4.1 Client Due Diligence (CDD)

  • ●  Verification: Verify the identity of clients and beneficial owners through reliable sources.
    ●  Risk Assessment: Collect and verify client identification data and assess the risk posed by each client.

4.2 Enhanced Due Diligence (EDD)

For higher-risk clients and transactions, conduct additional verification measures such as background checks and source of funds assessments.

4.3 Risk Assessment

Apply a risk-based approach to understand specific risks and allocate resources accordingly.

4.4 Periodic Review

Conduct periodic reviews of client activities, updating profiles to ensure accuracy and relevance.

4.5 Transaction Monitoring

Continuously monitor client transactions to ensure alignment with the client’s risk profile.
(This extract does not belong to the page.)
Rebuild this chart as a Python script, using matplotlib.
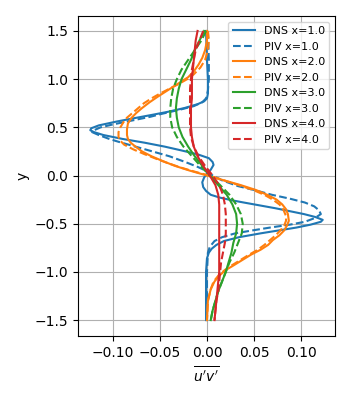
import matplotlib
matplotlib.use('Agg')
import matplotlib.pyplot as plt

# Profily Reynoldsova napětí u'v' v závislosti na y
y_dns1 = [1.50, 1.20, 1.00, 0.85, 0.80, 0.77, 0.74, 0.70, 0.66, 0.63, 0.59, 0.56, 0.52, 0.49, 0.47,
          0.45, 0.42, 0.38, 0.34, 0.30, 0.26, 0.22, 0.18, 0.14, 0.11, 0.06, 0.02, -0.02, -0.07,
          -0.12, -0.16, -0.20, -0.23, -0.26, -0.28, -0.31, -0.34, -0.37, -0.40, -0.43, -0.46,
          -0.48, -0.51, -0.54, -0.57, -0.60, -0.64, -0.68, -0.72, -0.76, -0.80, -0.86, -1.00,
          -1.50]
uv_dns1 = [-0.001, 0.000, 0.001, 0.001, 0.000, -0.003, -0.010, -0.024, -0.042, -0.058, -0.080,
           -0.096, -0.115, -0.123, -0.124, -0.120, -0.110, -0.090, -0.066, -0.045, -0.027, -0.010,
           0.002, 0.006, 0.007, 0.004, 0.000, -0.003, -0.005, -0.004, -0.001, 0.004, 0.014, 0.028,
           0.039, 0.056, 0.073, 0.088, 0.103, 0.115, 0.123, 0.121, 0.110, 0.095, 0.076, 0.057,
           0.034, 0.018, 0.010, 0.005, 0.002, 0.000, -0.001, -0.001]

y_piv1 = [1.50, 1.20, 1.00, 0.88, 0.80, 0.76, 0.72, 0.68, 0.64, 0.61, 0.57, 0.53, 0.50, 0.47, 0.45,
          0.42, 0.38, 0.35, 0.30, 0.25, 0.20, 0.14, 0.09, 0.04, 0.00, -0.05, -0.11, -0.15, -0.20,
          -0.24, -0.28, -0.32, -0.36, -0.40, -0.44, -0.48, -0.51, -0.54, -0.57, -0.60, -0.64,
          -0.68, -0.74, -0.80, -1.00, -1.50]
uv_piv1 = [0.001, 0.002, 0.002, 0.001, -0.001, -0.005, -0.014, -0.030, -0.048, -0.060, -0.080,
           -0.100, -0.113, -0.120, -0.122, -0.115, -0.104, -0.094, -0.076, -0.058, -0.040, -0.023,
           -0.010, 0.001, 0.006, 0.016, 0.033, 0.050, 0.069, 0.088, 0.104, 0.114, 0.119, 0.121,
           0.115, 0.104, 0.088, 0.067, 0.048, 0.030, 0.016, 0.008, 0.003, 0.001, 0.000, 0.000]

y_dns2 = [1.50, 1.40, 1.30, 1.22, 1.15, 1.08, 1.02, 0.97, 0.92, 0.87, 0.82, 0.76, 0.70, 0.65, 0.60,
          0.54, 0.48, 0.42, 0.38, 0.34, 0.30, 0.25, 0.20, 0.15, 0.10, 0.05, 0.00, -0.05, -0.10,
          -0.15, -0.20, -0.25, -0.30, -0.35, -0.40, -0.47, -0.52, -0.57, -0.62, -0.67, -0.72,
          -0.77, -0.82, -0.88, -0.94, -0.98, -1.04, -1.10, -1.18, -1.30, -1.50]
uv_dns2 = [0.000, 0.000, -0.002, -0.005, -0.009, -0.014, -0.020, -0.028, -0.036, -0.044, -0.052,
           -0.061, -0.069, -0.075, -0.080, -0.084, -0.085, -0.085, -0.084, -0.081, -0.076, -0.069,
           -0.059, -0.047, -0.034, -0.018, 0.000, 0.018, 0.036, 0.052, 0.064, 0.074, 0.080, 0.084,
           0.086, 0.087, 0.085, 0.082, 0.077, 0.070, 0.065, 0.057, 0.047, 0.037, 0.027, 0.020,
           0.013, 0.008, 0.004, 0.001, 0.000]

y_piv2 = [1.50, 1.40, 1.30, 1.20, 1.12, 1.05, 1.00, 0.95, 0.90, 0.85, 0.80, 0.75, 0.70, 0.65, 0.60,
          0.55, 0.50, 0.45, 0.40, 0.36, 0.32, 0.27, 0.22, 0.17, 0.13, 0.08, 0.04, 0.00, -0.05,
          -0.10, -0.15, -0.20, -0.25, -0.30, -0.35, -0.42, -0.47, -0.52, -0.57, -0.62, -0.67,
          -0.72, -0.77, -0.82, -0.88, -0.94, -0.98, -1.04, -1.10, -1.18, -1.30, -1.50]
uv_piv2 = [0.001, 0.002, 0.001, -0.002, -0.007, -0.014, -0.021, -0.030, -0.040, -0.050, -0.059,
           -0.067, -0.073, -0.079, -0.085, -0.089, -0.092, -0.094, -0.094, -0.092, -0.088, -0.078,
           -0.066, -0.053, -0.042, -0.027, -0.013, 0.002, 0.018, 0.034, 0.049, 0.061, 0.070, 0.077,
           0.081, 0.084, 0.084, 0.082, 0.078, 0.073, 0.067, 0.061, 0.054, 0.045, 0.035, 0.025,
           0.019, 0.012, 0.007, 0.004, 0.001, 0.000]

y_prof = [1.50, 1.40, 1.30, 1.20, 1.10, 1.00, 0.90, 0.80, 0.70, 0.60, 0.50, 0.40, 0.30, 0.20, 0.10,
          0.00, -0.10, -0.20, -0.30, -0.40, -0.50, -0.60, -0.70, -0.80, -0.90, -1.00, -1.10,
          -1.20, -1.30, -1.40, -1.50]
uv_dns3 = [-0.003, -0.008, -0.013, -0.017, -0.022, -0.027, -0.030, -0.032, -0.033, -0.032, -0.030,
           -0.026, -0.020, -0.013, -0.005, 0.003, 0.012, 0.021, 0.027, 0.031, 0.032, 0.031, 0.028,
           0.026, 0.023, 0.020, 0.016, 0.012, 0.009, 0.006, 0.004]
uv_piv3 = [-0.001, -0.006, -0.013, -0.020, -0.027, -0.032, -0.036, -0.038, -0.039, -0.039, -0.037,
           -0.032, -0.025, -0.016, -0.007, 0.003, 0.014, 0.024, 0.031, 0.036, 0.038, 0.037, 0.033,
           0.029, 0.024, 0.020, 0.016, 0.012, 0.009, 0.006, 0.004]
uv_dns4 = [-0.010, -0.012, -0.013, -0.014, -0.015, -0.016, -0.016, -0.016, -0.017, -0.017, -0.017,
           -0.016, -0.014, -0.010, -0.004, 0.003, 0.009, 0.012, 0.013, 0.013, 0.013, 0.013, 0.013,
           0.013, 0.013, 0.013, 0.012, 0.011, 0.010, 0.009, 0.008]
uv_piv4 = [-0.004, -0.008, -0.012, -0.014, -0.016, -0.017, -0.018, -0.018, -0.018, -0.018, -0.018,
           -0.017, -0.014, -0.009, -0.002, 0.006, 0.013, 0.017, 0.019, 0.020, 0.020, 0.020, 0.019,
           0.017, 0.015, 0.014, 0.013, 0.012, 0.010, 0.009, 0.008]

fig, ax = plt.subplots(figsize=(3.5, 4), dpi=100)
fig.subplots_adjust(left=0.223, right=0.957, top=0.96, bottom=0.16)

ax.plot(uv_dns1, y_dns1, '-', color='C0', label='DNS x=1.0')
ax.plot(uv_piv1, y_piv1, '--', color='C0', label='PIV x=1.0')
ax.plot(uv_dns2, y_dns2, '-', color='C1', label='DNS x=2.0')
ax.plot(uv_piv2, y_piv2, '--', color='C1', label='PIV x=2.0')
ax.plot(uv_dns3, y_prof, '-', color='C2', label='DNS x=3.0')
ax.plot(uv_piv3, y_prof, '--', color='C2', label='PIV x=3.0')
ax.plot(uv_dns4, y_prof, '-', color='C3', label='DNS x=4.0')
ax.plot(uv_piv4, y_prof, '--', color='C3', label='PIV x=4.0')

ax.set_xlim(-0.137, 0.136)
ax.set_ylim(-1.665, 1.655)
ax.set_xticks([-0.10, -0.05, 0.00, 0.05, 0.10])
ax.set_xlabel(r"$\overline{u'v'}$")
ax.set_ylabel('y')
ax.legend(loc='upper right', fontsize=8)
ax.grid(True)

fig.savefig('out.png')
Objectives include:

  Identifying and flagging suspicious transactions.
  Confirming the accuracy of client and beneficiary data.
  Reassessing client risk levels as circumstances change.

4.6 Communication with Competent Authorities

Notify relevant authorities of suspected money laundering or terrorist financing and assist with investigations.

4.7 Suspicious Activity Reporting

Utilize advanced transaction monitoring systems and maintain a compliance team to detect suspicious transactions.

4.8 Record Keeping

Maintain detailed records for each client to ensure compliance and availability for potential investigations.

4.9 AML Training

Provide employee training programs to ensure understanding of AML compliance and identification of suspicious activities.

4.10 Assurance Testing

Conduct assurance testing to evaluate the effectiveness of AML policies:

  • ●  Internal Audits: Regular audits to assess compliance and identify areas for improvement.
    ●  External Audits: Engage third-party auditors for independent assessments.
    ●  Testing Frequency: Perform assurance testing at least annually, with additional reviews as necessary.
    ●  Reporting Findings: Document findings and implement corrective actions promptly.

4.11 Financial Sanctions

Ensure compliance with applicable financial sanctions and embargoes:

●  Screening: Conduct client and transaction screening against sanctions lists.
●  Risk Assessment: Assess risks associated with financial sanctions.
●  Reporting Obligations: Report any identified sanctions violations to relevant authorities.
●  Training and Awareness: Train employees on compliance with financial sanctions.

4.12 Geographic Risk Assessment

Assess geographical risk factors as part of the overall risk-based approach.

4.13 Customer Awareness

Communicate AML policies to clients and emphasize their role in reporting suspicious activities.

4.14 Technology and Tools

Leverage advanced technology for transaction monitoring and data protection.

4.15 Cross-Border Transactions

Monitor cross-border transactions closely to ensure compliance with relevant regulations.